Like a lot of things in the project management world, project baselining seems simple and easy from the outside. After all, what’s so challenging about taking a snapshot before a project begins, and then comparing numbers on an ongoing basis?

Well, if you talk to any seasoned project manager — or any new project manager in a few months after they’ve had a few baseline battles — the reality is quite different. Project baselining isn’t a clerical process, and neither is baseline evaluation; especially since it’s not automatically or necessarily good news that a baseline is on target.

For example, let’s say a project’s cost baseline is in alignment (i.e. actual spending matches expectations), but the schedule baseline reveals a 7-day overrun. On the surface, it’s tempting to conclude that spending is fine, but team members need to gear-up get more done in less time. But what if the estimated costs were too low to begin with, and that forced team members to work slower? If so, then the problem isn’t the schedule or the team: it’s the budget.
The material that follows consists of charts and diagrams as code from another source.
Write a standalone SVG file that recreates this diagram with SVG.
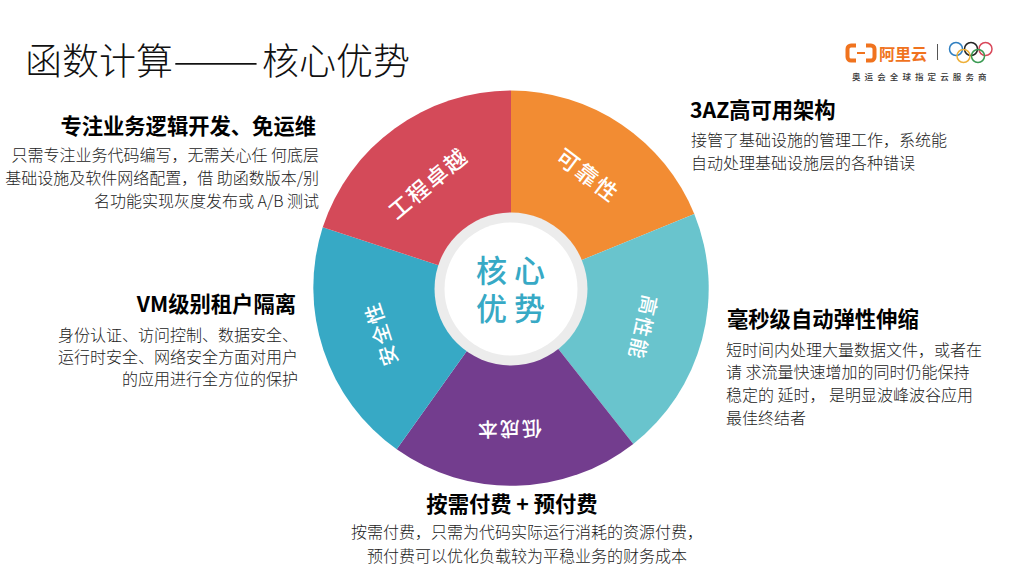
<svg xmlns="http://www.w3.org/2000/svg" width="1024" height="576" viewBox="0 0 1024 576">
<style>
text{font-family:"Noto Sans CJK SC","Liberation Sans",sans-serif}
.h{font-size:21.300px;font-weight:700;fill:#000}
.b{font-size:16px;font-weight:300;fill:#222}
.e{text-anchor:end}
.w{font-size:21px;font-weight:500;fill:#fff;text-anchor:middle;letter-spacing:2px;dominant-baseline:central}
.c{font-size:31px;fill:#37a9c5;font-weight:500;text-anchor:middle;letter-spacing:7px}
.ring{fill:none;stroke-width:1.500}
</style>
<rect width="1024" height="576" fill="#fff"/>
<g id="title"><text x="25" y="75" font-size="37" font-weight="300" fill="#111">函数计算<tspan font-size="52" font-weight="100" dy="3">——</tspan><tspan x="262" dy="-3">核心优势</tspan></text></g>
<g id="logo">
<path d="M856 45.500h-5a3.500 3.500 0 0 0-3.500 3.500v8a3.500 3.500 0 0 0 3.500 3.500h5M866 45.500h5a3.500 3.500 0 0 1 3.500 3.500v8a3.500 3.500 0 0 1-3.500 3.500h-5" fill="none" stroke="#f0731e" stroke-width="4"/>
<rect x="857" y="52" width="8" height="2" fill="#f0731e"/>
<text x="879" y="60" font-size="16" font-weight="700" fill="#f0731e">阿里云</text>
<rect x="937" y="44" width="1" height="16" fill="#555"/>
<circle class="ring" cx="956" cy="49" r="6.500" stroke="#2f7fc1"/>
<circle class="ring" cx="971" cy="49" r="6.500" stroke="#222"/>
<circle class="ring" cx="985.500" cy="49" r="6.500" stroke="#d9485a"/>
<circle class="ring" cx="963.500" cy="56" r="6.500" stroke="#eeb03a"/>
<circle class="ring" cx="978" cy="56" r="6.500" stroke="#3a9a52"/>
<text x="852" y="80" font-size="8.500" font-weight="500" letter-spacing="4.100" fill="#333">奥运会全球指定云服务商</text>
</g>
<g id="wheel">
<g id="seg-reliability"><path d="M511 289V90.500A198.500 198.500 0 0 1 694.300 214Z" fill="#f28c33"/><text class="w" style="font-size:22px" transform="translate(589 174) rotate(37)">可靠性</text></g>
<g id="seg-performance"><path d="M511 289L694.300 214A198.500 198.500 0 0 1 633.300 444Z" fill="#69c4cd"/><text class="w" style="font-size:20px" transform="translate(644 328) rotate(103)">高性能</text></g>
<g id="seg-cost"><path d="M511 289L633.300 444A198.500 198.500 0 0 1 396.700 449.300Z" fill="#733d8e"/><text class="w" style="font-size:20px" transform="translate(509 430) rotate(179)">低成本</text></g>
<g id="seg-security"><path d="M511 289L396.700 449.300A198.500 198.500 0 0 1 322.700 227.300Z" fill="#37a9c5"/><text class="w" style="font-size:20px" transform="translate(380 334) rotate(-108)">安全性</text></g>
<g id="seg-engineering"><path d="M511 289L322.700 227.300A198.500 198.500 0 0 1 511 90.500Z" fill="#d44a59"/><text class="w" style="font-size:22px" transform="translate(427 182) rotate(-40)">工程卓越</text></g>
<g id="core"><circle cx="511" cy="289" r="76.500" fill="#ececec"/><circle cx="511" cy="289" r="66.500" fill="#fff"/>
<text class="c"><tspan x="514" y="282">核心</tspan><tspan x="514" y="320">优势</tspan></text></g>
</g>
<g id="t-engineering"><text class="h e" x="316" y="134">专注业务逻辑开发、免运维</text>
<text class="b e" x="319" y="161">只需专注业务代码编写&#xFF0C;无需关心任 何底层</text>
<text class="b e" x="319" y="184">基础设施及软件网络配置&#xFF0C;借 助函数版本/别</text>
<text class="b e" x="319" y="207">名功能实现灰度发布或 A/B 测试</text></g>
<g id="t-security"><text class="h e" x="296" y="312">VM级别租户隔离</text>
<text class="b e" x="298" y="341">身份认证、访问控制、数据安全、</text>
<text class="b e" x="298" y="363">运行时安全、网络安全方面对用户</text>
<text class="b e" x="298" y="385">的应用进行全方位的保护</text></g>
<g id="t-reliability"><text class="h" x="690" y="118">3AZ高可用架构</text>
<text class="b" x="691" y="146">接管了基础设施的管理工作&#xFF0C;系统能</text>
<text class="b" x="691" y="169">自动处理基础设施层的各种错误</text></g>
<g id="t-performance"><text class="h" x="727" y="327">毫秒级自动弹性伸缩</text>
<text class="b" x="726" y="356">短时间内处理大量数据文件&#xFF0C;或者在</text>
<text class="b" x="726" y="378">请 求流量快速增加的同时仍能保持</text>
<text class="b" x="726" y="401">稳定的 延时&#xFF0C; 是明显波峰波谷应用</text>
<text class="b" x="726" y="424">最佳终结者</text></g>
<g id="t-cost"><text class="h" x="512" y="512" text-anchor="middle">按需付费 + 预付费</text>
<text class="b" x="351" y="538">按需付费&#xFF0C;只需为代码实际运行消耗的资源付费&#xFF0C;</text>
<text class="b" x="367" y="562">预付费可以优化负载较为平稳业务的财务成本</text></g>
</svg>
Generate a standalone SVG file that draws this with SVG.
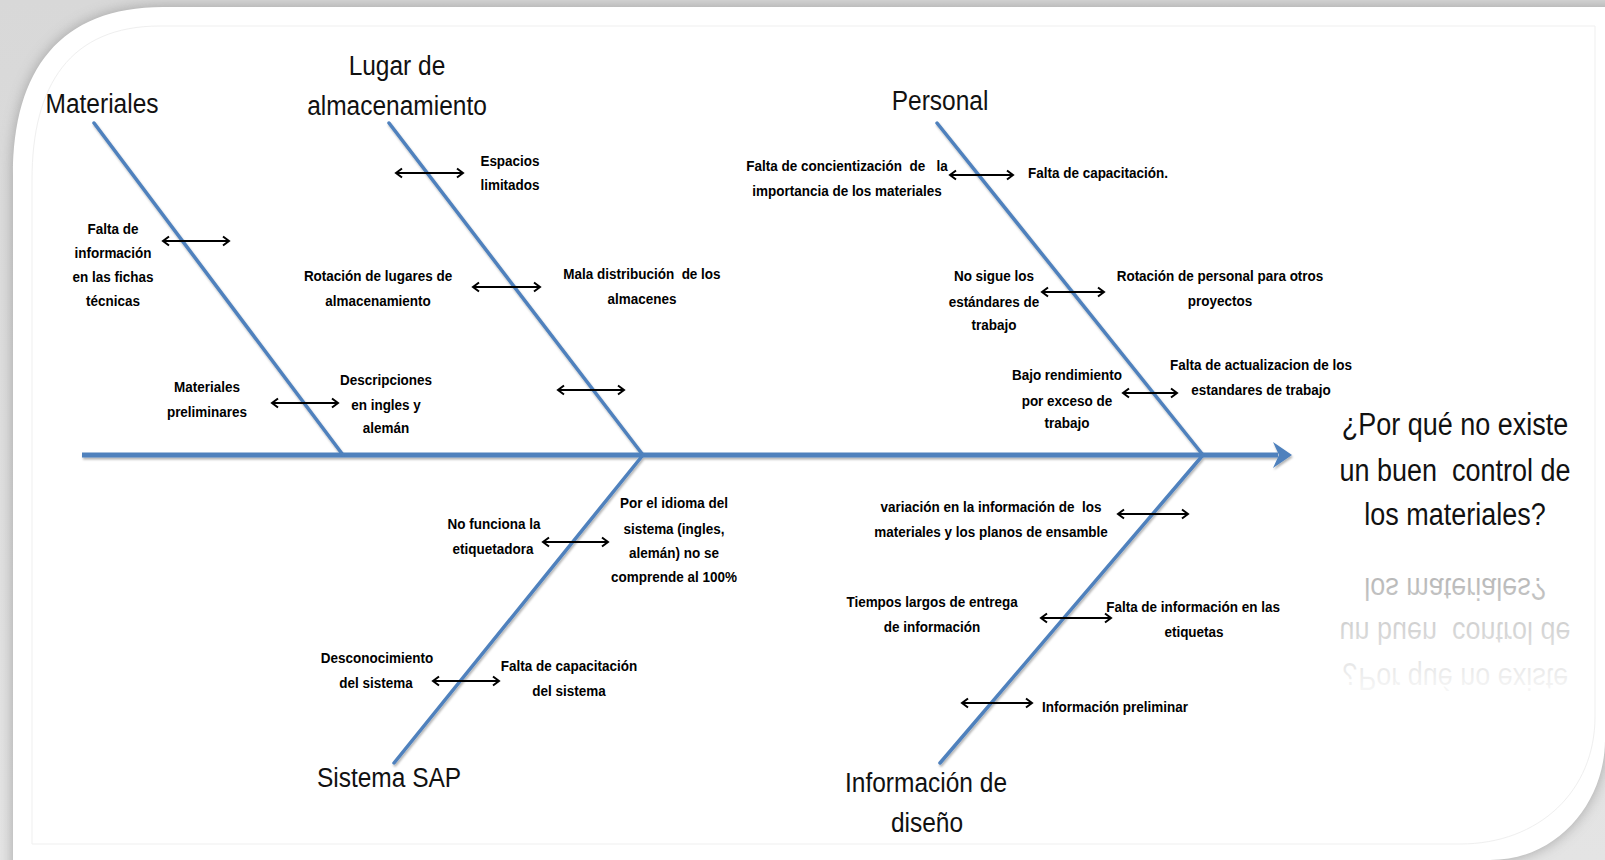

Obviously, this is an (extremely) simplified example. But it does reveal something very important about project baselines that organizations neglect or forget at their peril: baselines can reveal WHAT is going on with a project, but they don’t reveal WHY — and they certainly don’t provide guidance on whether developments are positive or negative. That insight only comes from additional analysis, and in many cases, the project manager’s best judgement.

  1. Use the project baseline as a motivational tool.

Some of the world’s best project managers get even more value out of baselines by using them as motivational tools, since they can help teams come together and strive to achieve targets (either internal or against industry norms).

What’s more, rather than being unnecessary in environments where projects are fairly repetitive, baselines can be even more useful here since they can drive teams to be innovative and efficient. Instead of having a fuzzy gut feel that they’re doing things better now than they did in the past, they can compare baselines and definitively know that they’re making progress and raising the bar.

The Bottom Line

Project baselines are valuable tools, and when they’re created, monitored, tracked and optimized with the right project management software they can — and frankly, should — be used to keep projects on-track, portfolios healthy, customers happy, and enterprises headed in the right direction. That means plenty of success stories, and few (if any) activations of emergency plan zulu zulu zulu.